The Benchmark Report calls for a fundamental redefinition of governance in commercial and contract management. Organisations are urged to assign explicit ownership for contracting outcomes, align leadership accountability with overall business objectives, and build stronger talent pipelines in commercial and legal disciplines. The report advocates for integrated governance models that foster collaboration between buy-side and sell-side teams, enabling better visibility, reducing friction, and improving agility across contract lifecycles.
Ajay Agrawal, CEO of Sirion, told Grit Daily that intelligence embedded within contracting systems—where data, context, and intent converge to guide decisions—represents the future of the discipline: “We see that evolution taking shape every day.” This sentiment is echoed in broader initiatives within the profession, such as the upcoming CCM Institute Academic Symposium 2025, which aims to bridge academia and industry through collaboration on adaptive and sustainable commercial resilience strategies.

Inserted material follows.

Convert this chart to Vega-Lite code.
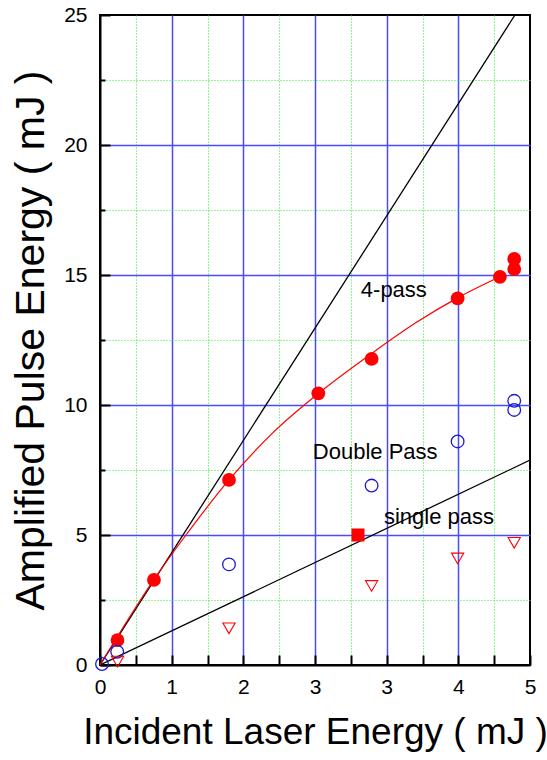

The imperative is clear: organisations that continue to treat contracting as an administrative necessity will falter in the face of ongoing volatility. The race for resilience, according to the CCM Institute, hinges not merely on technological investment but on leadership clarity, accountability, and the strategic elevation of contract and commercial management. As market volatility persists, those who embrace these principles will be best positioned to thrive in an era defined by uncertainty and complexity.